*TASK TO CARRY OUT*. Reproduce the listing below exactly, beginning with its first line and ending with the line that holds "import seaborn as sns"; pictures are not part of the copy.

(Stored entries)

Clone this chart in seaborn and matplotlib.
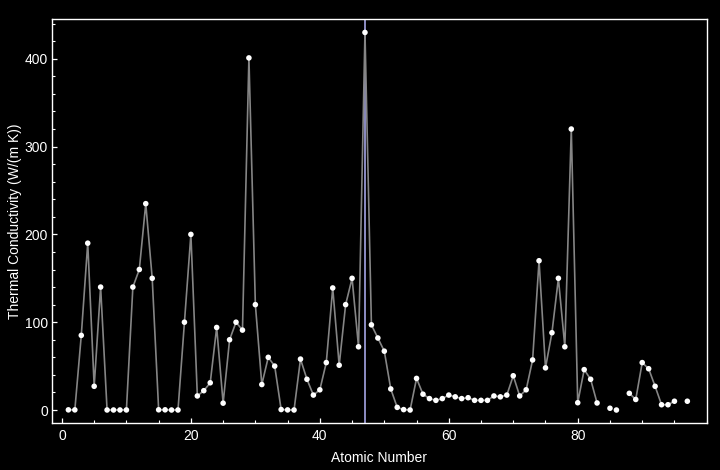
import numpy as np
import pandas as pd
import matplotlib
matplotlib.use("Agg")
import matplotlib.pyplot as plt
from matplotlib.ticker import MultipleLocator
import seaborn as sns

# Atomic numbers with available data (84, 87, 96 missing)
atomic_number = [
    1, 2, 3, 4, 5, 6, 7, 8, 9, 10,
    11, 12, 13, 14, 15, 16, 17, 18, 19, 20,
    21, 22, 23, 24, 25, 26, 27, 28, 29, 30,
    31, 32, 33, 34, 35, 36, 37, 38, 39, 40,
    41, 42, 43, 44, 45, 46, 47, 48, 49, 50,
    51, 52, 53, 54, 55, 56, 57, 58, 59, 60,
    61, 62, 63, 64, 65, 66, 67, 68, 69, 70,
    71, 72, 73, 74, 75, 76, 77, 78, 79, 80,
    81, 82, 83, 85, 86, 88, 89, 90,
    91, 92, 93, 94, 95, 97,
]
thermal_conductivity = [
    0.18, 0.15, 85, 190, 27, 140, 0.026, 0.027, 0.028, 0.049,
    140, 160, 235, 150, 0.24, 0.21, 0.009, 0.018, 100, 200,
    16, 22, 31, 94, 7.8, 80, 100, 91, 401, 120,
    29, 60, 50, 0.52, 0.12, 0.009, 58, 35, 17, 23,
    54, 139, 51, 120, 150, 72, 430, 97, 82, 67,
    24, 3, 0.45, 0.006, 36, 18, 13, 11, 13, 17,
    15, 13, 14, 11, 11, 11, 16, 15, 17, 39,
    16, 23, 57, 170, 48, 88, 150, 72, 320, 8.3,
    46, 35, 8, 2, 0.004, 19, 12, 54,
    47, 27, 6, 6, 10, 10,
]
highlight_element = 47  # silver
unjoined_after = [85]   # line not drawn between these neighbours in the original

x_ticks = [0, 20, 40, 60, 80]
y_ticks = [0, 100, 200, 300, 400]

df = pd.DataFrame({"Z": atomic_number, "k": thermal_conductivity})
# contiguous runs -> separate line segments (gaps at missing elements)
brk = (df["Z"].diff().fillna(1) != 1) | df["Z"].shift(1).isin(unjoined_after)
df["seg"] = brk.cumsum()

sns.set_theme(style="dark")
plt.rcParams["font.family"] = ["Liberation Sans", "DejaVu Sans"]

fig = plt.figure(figsize=(7.2, 4.7), dpi=100, facecolor="black")
ax = fig.add_axes([0.0726, 0.100, 0.9089, 0.859])
ax.set_facecolor("black")

sns.lineplot(data=df, x="Z", y="k", units="seg", estimator=None,
             color="#858585", linewidth=1.2, ax=ax, legend=False)
ax.axvline(highlight_element, color="#b4b4f8", linewidth=1.1, zorder=1.5)
sns.scatterplot(data=df, x="Z", y="k", color="white", s=16,
                edgecolor="none", ax=ax, zorder=3, legend=False)

ax.set_xlim(-1.5, 100)
ax.set_ylim(-14.8, 445)
ax.set_xticks(x_ticks)
ax.set_yticks(y_ticks)
ax.xaxis.set_minor_locator(MultipleLocator(5))
ax.yaxis.set_minor_locator(MultipleLocator(20))
ax.grid(False)

for s in ax.spines.values():
    s.set_color("white")
    s.set_linewidth(1.0)
    s.set_visible(True)

ax.tick_params(axis="both", which="both", direction="in", colors="white",
               labelcolor="white", labelsize=10, top=False, right=False)
ax.tick_params(axis="both", which="major", length=3.5, width=0.9)
ax.tick_params(axis="both", which="minor", length=2.5, width=0.8)
ax.tick_params(axis="x", which="both", bottom=True, pad=4)
ax.tick_params(axis="y", which="both", left=True, pad=3)

ax.set_xlabel("Atomic Number", color="white", fontsize=10, labelpad=6)
ax.set_ylabel("Thermal Conductivity (W/(m K))", color="white", fontsize=10,
              labelpad=2)

fig.savefig("out.png", dpi=100, facecolor="black")
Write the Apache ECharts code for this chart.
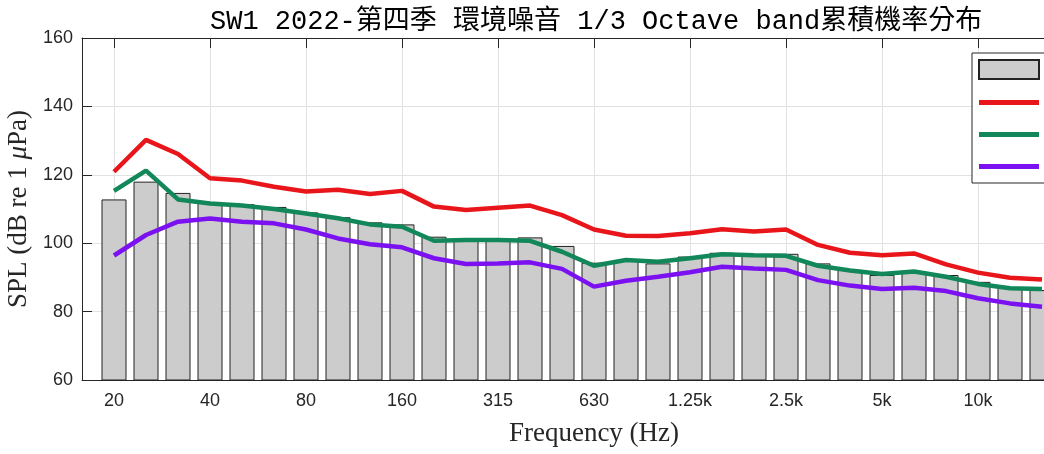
<!DOCTYPE html>
<html>
<head>
<meta charset="utf-8">
<script src="https://cdn.jsdelivr.net/npm/echarts@6/dist/echarts.min.js"></script>
<style>
html,body{margin:0;padding:0;overflow:hidden;background:#fff;width:1044px;height:454px}
#c{width:1160px;height:454px}
</style>
</head>
<body>
<div id="c"></div>
<script>
// 1/3 octave band centre frequencies (Hz)
const frequencies = [20,25,31.5,40,50,63,80,100,125,160,200,250,315,400,500,630,800,1000,1250,1600,2000,2500,3150,4000,5000,6300,8000,10000,12500,16000];
// tick labels shown every third band (20, 40, 80 ...)
const tickLabels = ['20','40','80','160','315','630','1.25k','2.5k','5k','10k','20k'];
// series names (legend text lies outside the visible picture)
const seriesNames = ['Mean','L5','L50','L95'];
// bar values (dB)
const barLevel = [112.8,118.0,114.7,112.0,111.4,110.6,109.0,107.6,106.1,105.5,101.9,101.4,101.4,101.7,99.2,94.3,95.1,94.1,96.1,97.2,96.3,96.9,94.1,92.2,90.7,91.8,90.7,88.7,87.0,86.3];
// red line
const redLevel = [120.9,130.2,126.1,119.0,118.3,116.5,115.1,115.6,114.4,115.3,110.7,109.7,110.4,111.0,108.2,104.0,102.2,102.1,102.9,104.1,103.4,104.0,99.5,97.2,96.5,97.0,93.8,91.4,89.9,89.4];
// green line
const greenLevel = [115.3,121.2,112.8,111.6,111.0,110.0,108.7,107.3,105.5,104.8,100.7,100.9,100.9,100.7,97.5,93.4,95.1,94.6,95.6,96.8,96.5,96.3,93.4,92.0,91.0,91.7,90.2,88.1,86.8,86.6];
// purple line
const purpleLevel = [96.4,102.4,106.3,107.2,106.3,105.8,104.0,101.4,99.7,98.8,95.6,93.9,94.1,94.4,92.5,87.3,89.0,90.2,91.5,93.1,92.6,92.2,89.2,87.6,86.6,87.0,86.0,83.9,82.4,81.4];

// axis runs from one band before 20 Hz to one band after the 20 kHz band
const axisCats = [''].concat(frequencies.map(String), ['', '']);
const pad = arr => [null].concat(arr, [null, null]);
const isTick = i => i >= 1 && (i - 1) % 3 === 0;
const labelAt = i => isTick(i) ? (tickLabels[(i - 1) / 3] || '') : '';

const axisColor = '#262626';
const gridColor = '#e2e2e2';
const lineIcon = 'path://M0 0H60V5H0Z';

const chart = echarts.init(document.getElementById('c'), null, {renderer: 'canvas'});
chart.setOption({
  animation: false,
  backgroundColor: '#ffffff',
  title: {
    text: 'SW1 2022-第四季 環境噪音 1/3 Octave band累積機率分布',
    left: 210, top: 8, padding: 0,
    textStyle: {fontFamily: "'Liberation Mono','Noto Sans CJK TC'", fontSize: 27, fontWeight: 'normal', color: '#000'}
  },
  grid: {left: 82, right: 54, top: 38, bottom: 74, containLabel: false, outerBoundsMode: 'none'},
  legend: {
    orient: 'vertical', left: 972, top: 53,
    padding: [6, 30, 7, 6],
    itemWidth: 60, itemHeight: 19, itemGap: 13, symbolKeepAspect: true,
    backgroundColor: '#ffffff', borderColor: axisColor, borderWidth: 1,
    textStyle: {fontFamily: 'Liberation Serif', fontSize: 14, lineHeight: 19, color: '#000', padding: [0, 0, 0, 10]},
    data: [
      {name: seriesNames[0], icon: 'rect'},
      {name: seriesNames[1], icon: lineIcon},
      {name: seriesNames[2], icon: lineIcon},
      {name: seriesNames[3], icon: lineIcon}
    ]
  },
  xAxis: [{
    type: 'category', data: axisCats, boundaryGap: false, position: 'bottom',
    axisLine: {onZero: false, lineStyle: {color: axisColor, width: 1}},
    axisTick: {inside: true, length: 10, interval: isTick, lineStyle: {color: axisColor}},
    axisLabel: {interval: 0, formatter: (v, i) => labelAt(i), color: axisColor, fontFamily: 'Liberation Sans', fontSize: 18, margin: 12},
    splitLine: {show: true, interval: isTick, lineStyle: {color: gridColor, width: 1}},
    name: 'Frequency (Hz)', nameLocation: 'middle', nameGap: 40,
    nameTextStyle: {fontFamily: 'Liberation Serif', fontSize: 27, color: axisColor}
  }, {
    type: 'category', data: axisCats, boundaryGap: false, position: 'top',
    axisLine: {onZero: false, lineStyle: {color: axisColor, width: 1}},
    axisTick: {inside: true, length: 10, interval: isTick, lineStyle: {color: axisColor}},
    axisLabel: {show: false}, splitLine: {show: false}
  }],
  yAxis: {
    type: 'value', min: 60, max: 160, interval: 20,
    axisLine: {show: true, lineStyle: {color: axisColor, width: 1}},
    axisTick: {show: true, inside: true, length: 10, lineStyle: {color: axisColor}},
    axisLabel: {color: axisColor, fontFamily: 'Liberation Sans', fontSize: 18, margin: 9},
    splitLine: {show: true, lineStyle: {color: gridColor, width: 1}},
    name: 'SPL (dB re 1 {i|μ}Pa)', nameLocation: 'middle', nameGap: 42, nameRotate: 90,
    nameTextStyle: {fontFamily: 'Liberation Serif', fontSize: 27, color: axisColor,
      rich: {i: {fontFamily: 'Liberation Serif', fontStyle: 'italic', fontSize: 27, color: axisColor}}}
  },
  series: [{
    name: seriesNames[0], type: 'bar', data: pad(barLevel), barWidth: 25,
    itemStyle: {color: '#cccccc', borderColor: '#222222', borderWidth: 1}
  }, {
    name: seriesNames[1], type: 'line', data: pad(redLevel), symbol: 'none', z: 3,
    lineStyle: {color: '#e8161b', width: 4.5}, itemStyle: {color: '#e8161b'}
  }, {
    name: seriesNames[2], type: 'line', data: pad(greenLevel), symbol: 'none', z: 3,
    lineStyle: {color: '#12875a', width: 4.5}, itemStyle: {color: '#12875a'}
  }, {
    name: seriesNames[3], type: 'line', data: pad(purpleLevel), symbol: 'none', z: 3,
    lineStyle: {color: '#7b10f0', width: 4.5}, itemStyle: {color: '#7b10f0'}
  }]
});
</script>
</body>
</html>
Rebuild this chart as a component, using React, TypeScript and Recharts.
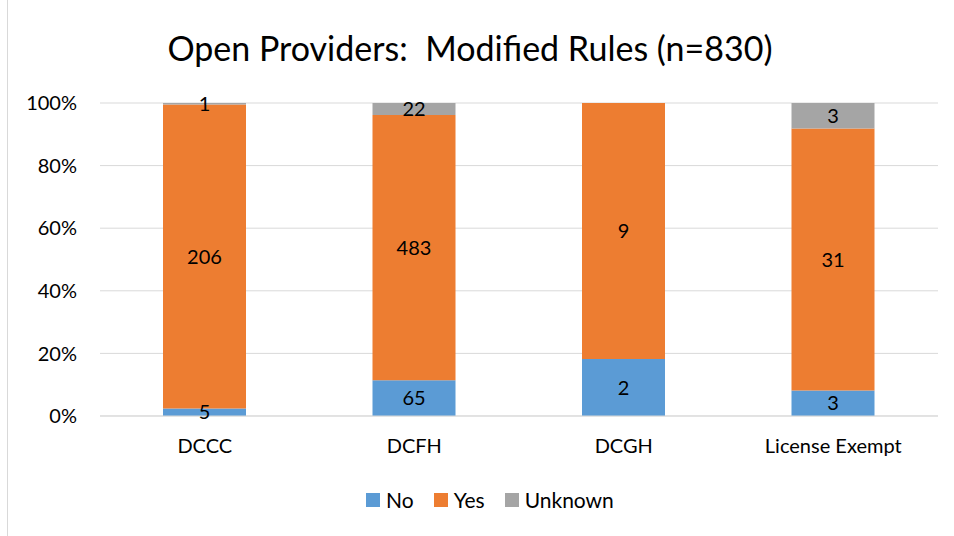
import { BarChart, Bar, XAxis, YAxis, CartesianGrid, LabelList } from "recharts";

const categories = ["DCCC", "DCFH", "DCGH", "License Exempt"];
const noCounts = [5, 65, 2, 3];
const yesCounts = [206, 483, 9, 31];
const unknownCounts = [1, 22, 0, 3];
const yTicks = [0, 0.2, 0.4, 0.6, 0.8, 1];

const data = categories.map((name, i) => ({
  name,
  no: noCounts[i],
  yes: yesCounts[i],
  unknown: unknownCounts[i],
}));

const font = "Lato, 'Open Sans', sans-serif";
const series = [
  { key: "no", label: "No", color: "#5B9BD5" },
  { key: "yes", label: "Yes", color: "#ED7D31" },
  { key: "unknown", label: "Unknown", color: "#A5A5A5" },
];

const hideZero = (v: any) => (v ? v : "");

function LegendBox() {
  return (
    <div
      style={{
        position: "absolute",
        left: 366,
        top: 487,
        display: "flex",
        gap: 20,
        fontFamily: font,
        fontSize: 21,
        color: "#000",
      }}
    >
      {series.map((s) => (
        <div key={s.key} style={{ display: "flex", alignItems: "center", gap: 6 }}>
          <span style={{ width: 14, height: 14, background: s.color, display: "inline-block" }} />
          <span>{s.label}</span>
        </div>
      ))}
    </div>
  );
}

export default function App() {
  return (
    <div style={{ position: "absolute", left: 0, top: 0, width: 954, height: 536, background: "#fff" }}>
      <div style={{ position: "absolute", left: 7, top: 0, width: 946, height: 536, borderLeft: "1px solid #d9d9d9" }} />
      <div
        style={{
          position: "absolute",
          left: 0,
          width: 940,
          top: 27,
          textAlign: "center",
          fontFamily: font,
          fontSize: 34,
          color: "#000",
        }}
      >
        Open Providers:&nbsp; Modified Rules (n=830)
      </div>
      <div style={{ position: "absolute", left: 0, top: 0 }}>
        <BarChart
          width={954}
          height={536}
          data={data}
          stackOffset="expand"
          margin={{ top: 103, right: 16, bottom: 90, left: 8 }}
        >
          <CartesianGrid vertical={false} stroke="#d9d9d9" />
          <XAxis
            dataKey="name"
            axisLine={{ stroke: "#d9d9d9" }}
            tickLine={false}
            tick={{ fill: "#000", fontSize: 20, fontFamily: font }}
            tickMargin={17}
          />
          <YAxis
            width={92}
            ticks={yTicks}
            domain={[0, 1]}
            tickFormatter={(v) => `${Math.round(v * 100)}%`}
            axisLine={false}
            tickLine={false}
            tick={{ fill: "#000", fontSize: 20, fontFamily: font }}
            tickMargin={17}
          />
          {series.map((s) => (
            <Bar key={s.key} dataKey={s.key} stackId="a" fill={s.color} barSize={83} isAnimationActive={false}>
              <LabelList
                dataKey={s.key}
                position="center"
                formatter={hideZero}
                fill="#000"
                style={{ fontSize: 20, fontFamily: font }}
              />
            </Bar>
          ))}
        </BarChart>
      </div>
      <LegendBox />
    </div>
  );
}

*ANSWER IN FULL*.
Clone this chart in seaborn and matplotlib.
import numpy as np
import pandas as pd
import matplotlib
matplotlib.use("Agg")
import matplotlib.pyplot as plt
from matplotlib.ticker import MultipleLocator
import seaborn as sns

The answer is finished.